Philip J. Weiser, dean of the University of Colorado Law School, agrees that reclassification could be “hard.” He notes, “The second issue is there is a lot of legacy regulation that the FCC would presumably not want to apply.” If the Internet were to be classified as a common carrier, the FCC would need to make exceptions for it and would then have to justify in court why it is treating the Internet differently from other services in the same category.
 
Not everyone thinks reclassification would be prohibitively difficult, however.
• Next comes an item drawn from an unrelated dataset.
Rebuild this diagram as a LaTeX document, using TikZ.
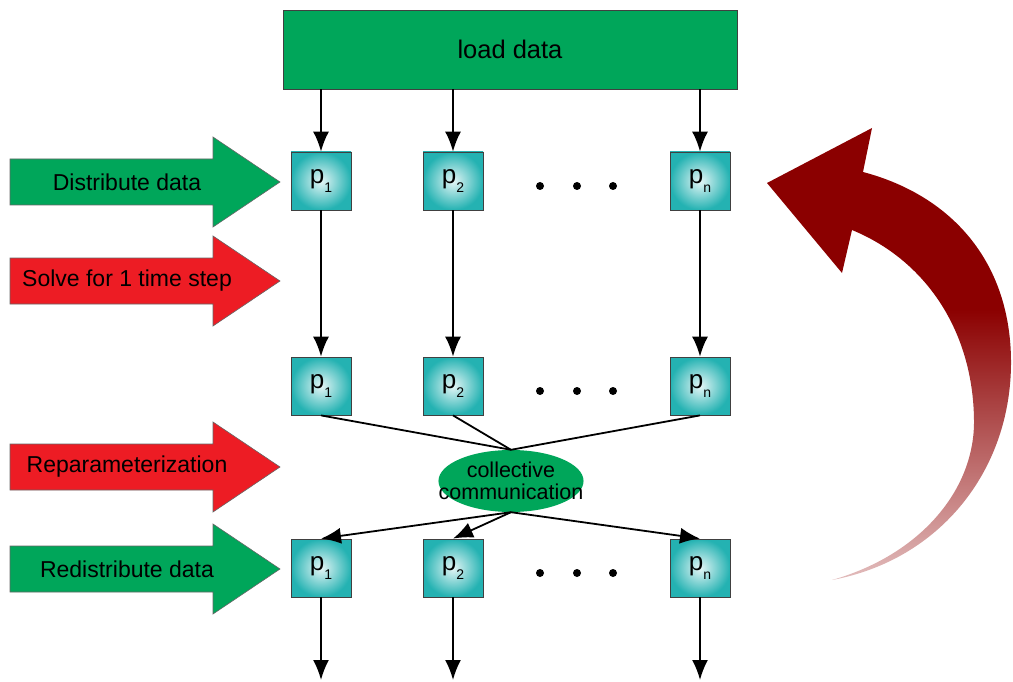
\documentclass[tikz,border=0pt]{standalone}
\usepackage{fontspec}
\setmainfont{Liberation Sans}
\usetikzlibrary{positioning,arrows.meta,shapes.geometric}
\definecolor{loadgreen}{RGB}{0,166,90}
\definecolor{stepred}{RGB}{237,28,36}
\definecolor{boxteal}{RGB}{36,178,178}
\definecolor{loopred}{RGB}{139,0,0}
\definecolor{looppink}{RGB}{226,188,188}
\pgfdeclareverticalshading{loopfade}{100bp}{color(0bp)=(looppink); color(25bp)=(looppink); color(55bp)=(loopred); color(100bp)=(loopred)}
\newcommand{\procsub}[1]{p\raisebox{-9pt}{\fontsize{14}{14}\selectfont #1}}

\begin{document}
\begin{tikzpicture}[x=1pt,y=-1pt]
 \tikzset{arrow/.style={line width=1.8pt,-{Latex[length=20pt,width=16pt]}},
   proc/.style={draw=black!75,line width=0.8pt,minimum width=60pt,minimum height=58pt,inner color=boxteal!12,outer color=boxteal,font=\fontsize{26}{28}\selectfont}}
 \useasboundingbox (0,0) rectangle (1013,682);

 \node[draw=black!75,fill=loadgreen,minimum width=454pt,minimum height=79pt,font=\fontsize{25.5}{30}\selectfont] (load) at (510,49.5) {load data};

 % processor rows
 \foreach \row/\yy in {1/181,2/386,3/568} {
   \node[proc] (p\row1) at (321,\yy) {\procsub{1}};
   \node[proc] (p\row2) at (453,\yy) {\procsub{2}};
   \node[proc] (p\row n) at (700,\yy) {\procsub{n}};
   \foreach \x in {540,577,613} \fill (\x,\yy+5) circle (4);
 }

 \node[ellipse,fill=loadgreen,minimum width=145pt,minimum height=62pt,inner xsep=-21pt,inner ysep=0pt,align=center,font=\fontsize{21.5}{22}\selectfont] (comm) at (511,481) {collective\\communication};

 % side labels
 \foreach \nm/\yy/\col/\txt in {distr/182/loadgreen/Distribute data,solve/281/stepred/Solve for 1 time step,repar/467/stepred/Reparameterization,redistr/569/loadgreen/Redistribute data} {
   \draw[draw=black!60,line width=0.6pt,fill=\col] (10,\yy-23) -- (213,\yy-23) -- (213,\yy-45) -- (280,\yy) -- (213,\yy+45) -- (213,\yy+23) -- (10,\yy+23) -- cycle;
   \node[font=\fontsize{23}{25}\selectfont] (\nm) at (127,\yy) {\txt};
 }

 \foreach \k in {1,2,n} {
   \coordinate (out\k) at (p3\k |- 0,680);
   \draw[arrow] (load.south -| p1\k) -- (p1\k);
   \draw[arrow] (p1\k) -- (p2\k);
   \draw[line width=1.8pt] (p2\k.south) -- (comm.north);
   \draw[arrow] (comm.south) -- (p3\k.north);
   \draw[arrow] (p3\k) -- (out\k);
 }

 % loop arrow
 \shade[shading=loopfade] (767,183) -- (872,128) -- (863,172) .. controls (950,195) and (1010,260) .. (1011,360) .. controls (1012,470) and (940,560) .. (832,580) .. controls (920,555) and (975,490) .. (974,420) .. controls (973,330) and (925,260) .. (852,230) -- (842,273) -- cycle;
\end{tikzpicture}
\end{document}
Tim Wu, the Columbia Law School professor who coined the term “net neutrality” in 2003, calls Yoo’s legal assessment “flat out wrong.” For one thing, in the 1990s when Internet access was transmitted over telephone lines it was classified as a Title II, or a telecommunications common carrier, “so it would actually be a return to an older approach,” Wu says. “Second, the Supreme Court made it clear in the Brand X decision that Title II classification was obvious and easy.” The problem with reclassification is not a legal one: “It’s political,” Wu says.
 
At least one former FCC official agrees. Michael Copps, a commissioner from 2001 to 2011, wrote a blog post calling for reclassification and described the process as “pretty simple.” He wrote: “All it requires is an FCC big enough to own up to its previous mistakes and courageous enough to put our communications future back on track," citing court decisions that have granted the FCC considerable deference in its interpretation of the statute.
 
However easy or hard it would be to make the change internally, “I guarantee it would be challenged in court,” Yoo says, by Internet service providers such as Comcast and Verizon. The proposal also faces significant opposition from Republicans in Congress sympathetic to ISP claims that reclassification would impose onerous regulations that would stifle innovation and hurt jobs.
 
One thing is clear: Whether the forces against making the Internet a public utility are legal or political, the proposal faces an uphill battle either way.